Begin

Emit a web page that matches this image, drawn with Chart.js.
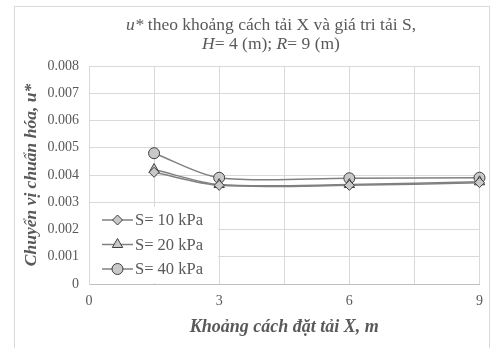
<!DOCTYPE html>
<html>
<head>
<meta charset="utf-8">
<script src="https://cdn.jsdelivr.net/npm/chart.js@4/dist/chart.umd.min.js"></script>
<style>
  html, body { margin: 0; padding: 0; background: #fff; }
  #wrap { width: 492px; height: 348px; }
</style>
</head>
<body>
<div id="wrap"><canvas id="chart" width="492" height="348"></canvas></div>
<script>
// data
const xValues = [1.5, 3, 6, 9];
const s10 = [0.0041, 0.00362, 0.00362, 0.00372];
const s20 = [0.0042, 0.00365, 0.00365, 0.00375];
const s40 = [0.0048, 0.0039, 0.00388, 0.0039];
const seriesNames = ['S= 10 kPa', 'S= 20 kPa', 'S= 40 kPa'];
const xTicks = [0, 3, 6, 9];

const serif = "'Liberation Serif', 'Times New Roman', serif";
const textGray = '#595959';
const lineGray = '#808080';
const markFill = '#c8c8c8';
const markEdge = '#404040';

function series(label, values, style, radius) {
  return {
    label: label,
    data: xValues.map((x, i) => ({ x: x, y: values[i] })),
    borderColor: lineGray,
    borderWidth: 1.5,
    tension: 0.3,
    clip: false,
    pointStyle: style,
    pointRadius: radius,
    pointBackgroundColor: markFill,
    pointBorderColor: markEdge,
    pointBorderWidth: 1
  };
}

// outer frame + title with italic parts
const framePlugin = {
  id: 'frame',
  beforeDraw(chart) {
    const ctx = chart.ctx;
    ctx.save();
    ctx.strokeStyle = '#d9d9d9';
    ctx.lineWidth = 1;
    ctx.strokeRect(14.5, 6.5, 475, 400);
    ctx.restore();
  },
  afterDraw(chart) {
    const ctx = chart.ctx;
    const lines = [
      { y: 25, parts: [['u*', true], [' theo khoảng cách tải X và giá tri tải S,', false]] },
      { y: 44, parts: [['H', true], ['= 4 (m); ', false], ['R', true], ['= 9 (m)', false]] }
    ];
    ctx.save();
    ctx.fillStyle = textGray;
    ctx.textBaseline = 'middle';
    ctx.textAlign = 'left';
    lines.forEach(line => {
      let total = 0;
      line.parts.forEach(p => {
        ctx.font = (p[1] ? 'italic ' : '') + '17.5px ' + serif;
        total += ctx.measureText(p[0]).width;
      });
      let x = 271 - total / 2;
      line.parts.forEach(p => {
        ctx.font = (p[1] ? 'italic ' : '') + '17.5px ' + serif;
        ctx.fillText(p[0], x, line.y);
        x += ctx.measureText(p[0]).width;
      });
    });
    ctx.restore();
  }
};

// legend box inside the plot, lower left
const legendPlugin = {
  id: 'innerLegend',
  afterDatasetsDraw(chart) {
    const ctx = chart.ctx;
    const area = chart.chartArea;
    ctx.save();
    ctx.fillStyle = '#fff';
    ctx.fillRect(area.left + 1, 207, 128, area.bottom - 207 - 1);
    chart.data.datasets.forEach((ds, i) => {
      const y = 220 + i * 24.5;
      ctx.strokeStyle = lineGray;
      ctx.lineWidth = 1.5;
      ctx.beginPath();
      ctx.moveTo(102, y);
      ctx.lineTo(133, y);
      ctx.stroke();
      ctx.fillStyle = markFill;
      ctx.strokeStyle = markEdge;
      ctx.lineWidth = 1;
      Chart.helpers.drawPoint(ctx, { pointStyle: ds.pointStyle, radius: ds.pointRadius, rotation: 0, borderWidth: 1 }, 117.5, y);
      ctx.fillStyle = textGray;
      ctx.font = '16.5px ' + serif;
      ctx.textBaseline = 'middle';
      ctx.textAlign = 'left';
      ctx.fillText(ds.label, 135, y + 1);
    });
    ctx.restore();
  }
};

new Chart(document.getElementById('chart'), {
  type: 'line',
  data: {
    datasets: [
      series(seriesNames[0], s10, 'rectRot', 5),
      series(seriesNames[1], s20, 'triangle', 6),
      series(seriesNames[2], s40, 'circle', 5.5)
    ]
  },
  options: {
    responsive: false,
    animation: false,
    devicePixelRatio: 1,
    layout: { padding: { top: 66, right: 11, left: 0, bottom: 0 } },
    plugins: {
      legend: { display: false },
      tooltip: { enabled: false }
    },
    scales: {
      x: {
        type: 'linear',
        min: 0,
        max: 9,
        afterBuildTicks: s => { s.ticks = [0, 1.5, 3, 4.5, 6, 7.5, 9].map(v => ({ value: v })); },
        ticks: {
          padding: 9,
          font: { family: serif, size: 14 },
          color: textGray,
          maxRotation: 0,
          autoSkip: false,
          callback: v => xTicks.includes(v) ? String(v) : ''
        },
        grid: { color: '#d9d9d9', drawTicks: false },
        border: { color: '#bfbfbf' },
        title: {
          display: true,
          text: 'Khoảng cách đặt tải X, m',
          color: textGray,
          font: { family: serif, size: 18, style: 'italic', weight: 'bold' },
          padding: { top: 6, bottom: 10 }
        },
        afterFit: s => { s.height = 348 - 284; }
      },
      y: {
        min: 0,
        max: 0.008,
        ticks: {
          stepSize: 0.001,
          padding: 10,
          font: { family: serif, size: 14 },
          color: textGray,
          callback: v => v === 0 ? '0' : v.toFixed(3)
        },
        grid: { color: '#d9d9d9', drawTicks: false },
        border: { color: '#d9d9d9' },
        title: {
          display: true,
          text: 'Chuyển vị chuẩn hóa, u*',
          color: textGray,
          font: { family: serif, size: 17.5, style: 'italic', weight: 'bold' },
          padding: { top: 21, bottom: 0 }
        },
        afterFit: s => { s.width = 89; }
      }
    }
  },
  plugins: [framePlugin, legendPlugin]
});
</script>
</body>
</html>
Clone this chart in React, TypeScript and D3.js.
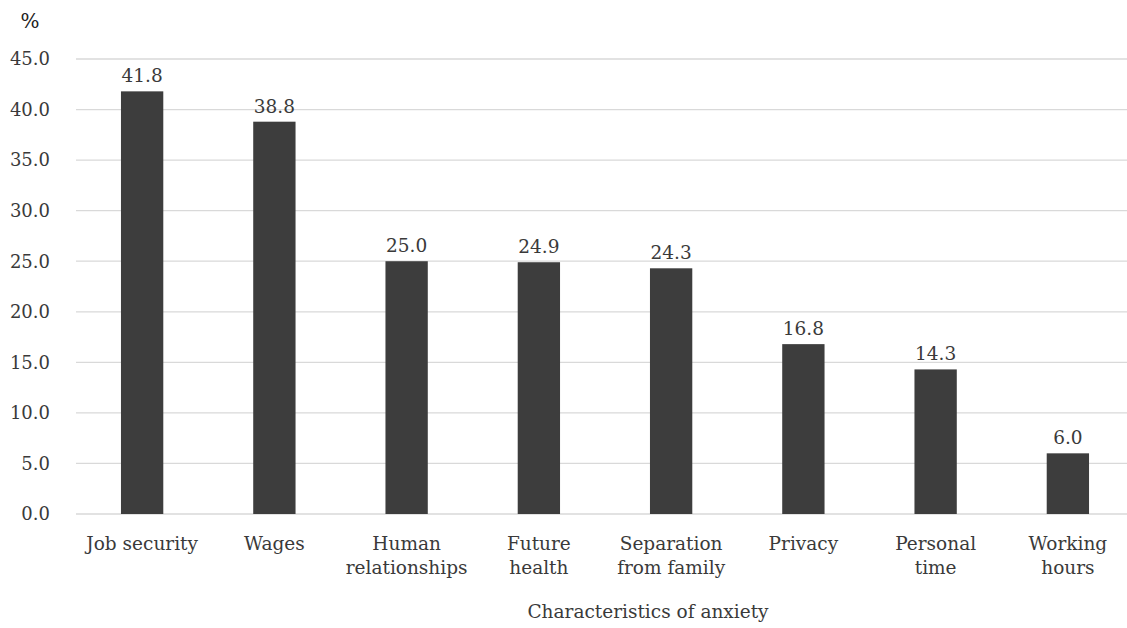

End

> _EXERCISE REQUIREMENTS_: Copy the material above in full and exactly, skipping pictures.

> _REPLY_:
Emit a web page that matches this image, drawn with Chart.js.
<!DOCTYPE html>
<html>
<head>
<meta charset="utf-8">
<script src="https://cdn.jsdelivr.net/npm/chart.js@4/dist/chart.umd.min.js"></script>
<style>
  html, body { margin: 0; padding: 0; background: #fff; }
  #wrap { width: 492px; height: 348px; }
</style>
</head>
<body>
<div id="wrap"><canvas id="chart" width="492" height="348"></canvas></div>
<script>
// data
const xValues = [1.5, 3, 6, 9];
const s10 = [0.0041, 0.00362, 0.00362, 0.00372];
const s20 = [0.0042, 0.00365, 0.00365, 0.00375];
const s40 = [0.0048, 0.0039, 0.00388, 0.0039];
const seriesNames = ['S= 10 kPa', 'S= 20 kPa', 'S= 40 kPa'];
const xTicks = [0, 3, 6, 9];

const serif = "'Liberation Serif', 'Times New Roman', serif";
const textGray = '#595959';
const lineGray = '#808080';
const markFill = '#c8c8c8';
const markEdge = '#404040';

function series(label, values, style, radius) {
  return {
    label: label,
    data: xValues.map((x, i) => ({ x: x, y: values[i] })),
    borderColor: lineGray,
    borderWidth: 1.5,
    tension: 0.3,
    clip: false,
    pointStyle: style,
    pointRadius: radius,
    pointBackgroundColor: markFill,
    pointBorderColor: markEdge,
    pointBorderWidth: 1
  };
}

// outer frame + title with italic parts
const framePlugin = {
  id: 'frame',
  beforeDraw(chart) {
    const ctx = chart.ctx;
    ctx.save();
    ctx.strokeStyle = '#d9d9d9';
    ctx.lineWidth = 1;
    ctx.strokeRect(14.5, 6.5, 475, 400);
    ctx.restore();
  },
  afterDraw(chart) {
    const ctx = chart.ctx;
    const lines = [
      { y: 25, parts: [['u*', true], [' theo khoảng cách tải X và giá tri tải S,', false]] },
      { y: 44, parts: [['H', true], ['= 4 (m); ', false], ['R', true], ['= 9 (m)', false]] }
    ];
    ctx.save();
    ctx.fillStyle = textGray;
    ctx.textBaseline = 'middle';
    ctx.textAlign = 'left';
    lines.forEach(line => {
      let total = 0;
      line.parts.forEach(p => {
        ctx.font = (p[1] ? 'italic ' : '') + '17.5px ' + serif;
        total += ctx.measureText(p[0]).width;
      });
      let x = 271 - total / 2;
      line.parts.forEach(p => {
        ctx.font = (p[1] ? 'italic ' : '') + '17.5px ' + serif;
        ctx.fillText(p[0], x, line.y);
        x += ctx.measureText(p[0]).width;
      });
    });
    ctx.restore();
  }
};

// legend box inside the plot, lower left
const legendPlugin = {
  id: 'innerLegend',
  afterDatasetsDraw(chart) {
    const ctx = chart.ctx;
    const area = chart.chartArea;
    ctx.save();
    ctx.fillStyle = '#fff';
    ctx.fillRect(area.left + 1, 207, 128, area.bottom - 207 - 1);
    chart.data.datasets.forEach((ds, i) => {
      const y = 220 + i * 24.5;
      ctx.strokeStyle = lineGray;
      ctx.lineWidth = 1.5;
      ctx.beginPath();
      ctx.moveTo(102, y);
      ctx.lineTo(133, y);
      ctx.stroke();
      ctx.fillStyle = markFill;
      ctx.strokeStyle = markEdge;
      ctx.lineWidth = 1;
      Chart.helpers.drawPoint(ctx, { pointStyle: ds.pointStyle, radius: ds.pointRadius, rotation: 0, borderWidth: 1 }, 117.5, y);
      ctx.fillStyle = textGray;
      ctx.font = '16.5px ' + serif;
      ctx.textBaseline = 'middle';
      ctx.textAlign = 'left';
      ctx.fillText(ds.label, 135, y + 1);
    });
    ctx.restore();
  }
};

new Chart(document.getElementById('chart'), {
  type: 'line',
  data: {
    datasets: [
      series(seriesNames[0], s10, 'rectRot', 5),
      series(seriesNames[1], s20, 'triangle', 6),
      series(seriesNames[2], s40, 'circle', 5.5)
    ]
  },
  options: {
    responsive: false,
    animation: false,
    devicePixelRatio: 1,
    layout: { padding: { top: 66, right: 11, left: 0, bottom: 0 } },
    plugins: {
      legend: { display: false },
      tooltip: { enabled: false }
    },
    scales: {
      x: {
        type: 'linear',
        min: 0,
        max: 9,
        afterBuildTicks: s => { s.ticks = [0, 1.5, 3, 4.5, 6, 7.5, 9].map(v => ({ value: v })); },
        ticks: {
          padding: 9,
          font: { family: serif, size: 14 },
          color: textGray,
          maxRotation: 0,
          autoSkip: false,
          callback: v => xTicks.includes(v) ? String(v) : ''
        },
        grid: { color: '#d9d9d9', drawTicks: false },
        border: { color: '#bfbfbf' },
        title: {
          display: true,
          text: 'Khoảng cách đặt tải X, m',
          color: textGray,
          font: { family: serif, size: 18, style: 'italic', weight: 'bold' },
          padding: { top: 6, bottom: 10 }
        },
        afterFit: s => { s.height = 348 - 284; }
      },
      y: {
        min: 0,
        max: 0.008,
        ticks: {
          stepSize: 0.001,
          padding: 10,
          font: { family: serif, size: 14 },
          color: textGray,
          callback: v => v === 0 ? '0' : v.toFixed(3)
        },
        grid: { color: '#d9d9d9', drawTicks: false },
        border: { color: '#d9d9d9' },
        title: {
          display: true,
          text: 'Chuyển vị chuẩn hóa, u*',
          color: textGray,
          font: { family: serif, size: 17.5, style: 'italic', weight: 'bold' },
          padding: { top: 21, bottom: 0 }
        },
        afterFit: s => { s.width = 89; }
      }
    }
  },
  plugins: [framePlugin, legendPlugin]
});
</script>
</body>
</html>
Clone this chart in React, TypeScript and D3.js.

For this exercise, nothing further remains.